Can Bali Jatra be our own Oktoberfest? With a little bit of effort, yes.
Munich lies several time zones apart from Cuttack and the cultural ethos of the German city is far removed from that of the latter. There’s no clear proof of historical links between the two. Yet both share something unique: the fervour with which they approach cultural festivals. Oktoberfest of Munich, like Bali Jatra in the millennium city, is celebrated with an overwhelming local flavour. The beer that has come to define the festival is strictly local and Oktoberfest is a showcase for Bavarian customs. Both take place around the same time of the year.
Both go deep in time. Oktoberfest is more than 200 years old; Bali Jatra is perhaps much older. Unfortunately, our history is silent on its evolution. Some believe this is the place where Chaitanya took rest when Prataparudra Deva was the king of Kalinga. Another account says it dates back to the period when the Barabati fort was the hub of power. The festival used to take place as an annual event of Gadachandi worshiped inside the fort. Some others connect it to the five-day worship of Lord Kartika at the end of the festive season in the state.
The most accepted opinion speaks about the link of the jatra to Cuttack’s maritime history. On the day of Kartika Purnima, in the good old days, the sadhavas (sea traders) from Odisha set sail to distant Southeast Asian islands like Java, Sumatra and Bali on their wooden boats. The movement of wind from north to south facilitated the voyage. To send the sadhavas off, many gathered around Gadagadia ghata and performed traditional religious rituals.
Whatever the truth, the fact remains that the festival is centuries old and it carries a distinct local touch. Over the decades it has gone bigger and now it attracts millions of people. The fairground hosts innumerable variety of goods, traditional and modern, that are bought and sold. It is much similar to Oktoberfest, where visitors not only enjoy beer but also the variety of entertainment on offer. The beer is off the menu at Bali Jatra though.
Outside the beer tents in Munich, you find dancing, music, sideshows, carnival rides and German food of all types. These include wursts (sausage) of beef, chicken, veal or pork, slices of beef, pieces of chicken, sauerkraut, potato salad, cabbage, onions and, of course, pretzels. At Cuttack, our finest traditional foods are available along with a variety of entertainment.
The history of Oktoberfest dates back to 1810 when a large festival was held to mark the marriage of crown prince Ludwig, who later became King Ludwig I, to princess Therese von Sachsen-Hildburghausen in Bavaria. The festival was held in front of the Sendlinger Tor, one of the gates leading to Munich and included in the festivities were horse races that became an Oktoberfest custom lasting until 1938. In 1811, an agricultural fair was added and by 1818, beer pubs were included along with performers. It became a great tourist attraction and a way for visitors to learn about Bavaria and its people. Although it is still known as Oktoberfest, even it now opens each year in September. The reason for that is Bavaria’s bad weather.

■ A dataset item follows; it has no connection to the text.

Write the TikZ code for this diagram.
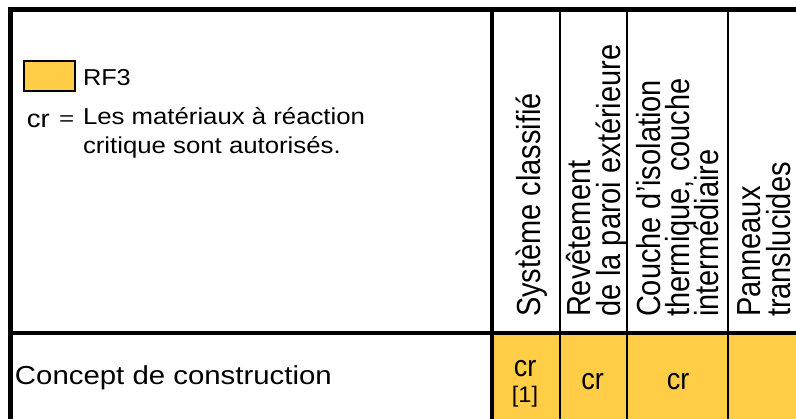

Beyond the history, what makes Oktoberfest amazing is the statistics, which Bali Jatra lacks.
Over 6.3 million people (more than the population of Denmark) visited the ‘wiesn’ – the festival – in 2018. This exceeded the previous year’s number by 100,000 visitors. Approximately two million gallons of beer were sold. The venue reached a total surface of 0.3 square miles. More than 8,000 permanent employees and 5,000 short-term employees worked at the Oktoberfest in Munich. Beer price for 2018 ranged between 10.70 € - 11.50 € (13 USD).
In the whole area there were more than 1,400 toilets, 0.6 miles of urinals, and 42 lavatories for the physically challenged. In the meals, 124 oxen, 48 calves, 59,000 pork knuckles, 60,000 pork sausages and 510,000 grilled chicken were consumed. Power consumed stood at 3,250,000 kilowatt-hours. Further, according to records from ATM withdrawals, 67 nations were represented, the top ten in terms of participation being the USA, UK, Austria, France, Switzerland, the Netherlands, Italy, Australia, Sweden and Belgium. Around six million visitors from all over the world visit the Munich Oktoberfest every year.
If we want to give Bali Jatra an international profile like Oktoberfest then we must deliver statistics based on facts rather than guesstimate. It simply does not work in the era of social networking. Similarly, it must focus on local items than borrowed culture. Just like beer in Oktoberfest, Odia food can be a big draw at Bali Jatra. It only requires aggressive branding and marketing.